According to prevailing theory, a type 1a supernova is triggered by a compact star called a white dwarf piling up matter stolen from a bloated companion star. When the white dwarf becomes as heavy as 1.4 times the mass of the sun, the high density and heat generated by the matter spark a thermonuclear explosion.
Researchers have found a type 1a supernova so luminous that it must have been produced by a much heavier star than the standard theory allows. Andy Howell of the University of Toronto and his colleagues report in the Sept. 21 Nature that the supernova, called SNLS-03D3bb, is 2.2 times as bright as expected and that the star that exploded had to be 50 percent heavier than the 1.4-solar-mass limit.

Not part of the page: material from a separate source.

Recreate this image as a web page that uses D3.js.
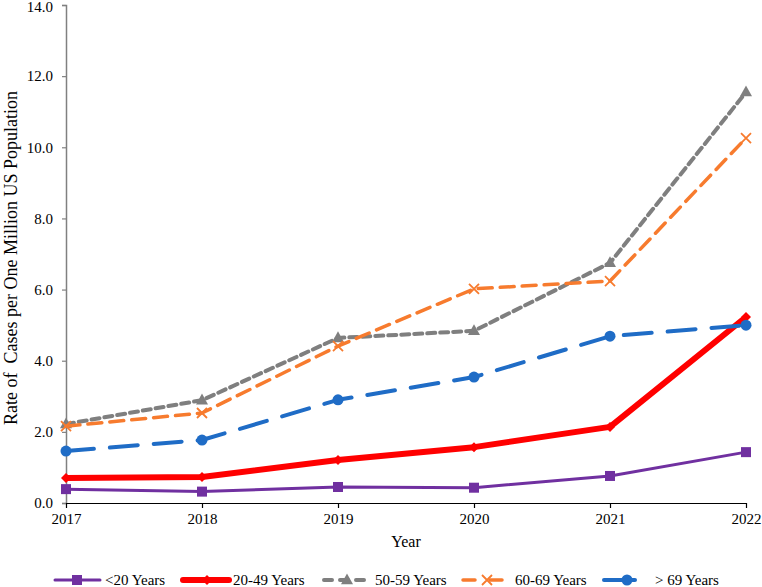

The most likely explanation for the overweight star, comments David Branch of the University of Oklahoma in Norman, is that the matter accumulated by the white dwarf revved up the star’s rotation, creating a centrifugal force that provided extra support against the crushing force of gravity. Then the dwarf could pack on additional mass before exploding.
Because most type 1a supernovas have about the same peak brightness and can be seen from afar, astronomers have used the explosions to measure cosmic distances. The new finding doesn’t undermine that practice, but astronomers need to be aware of extra-bright supernovas, the team says.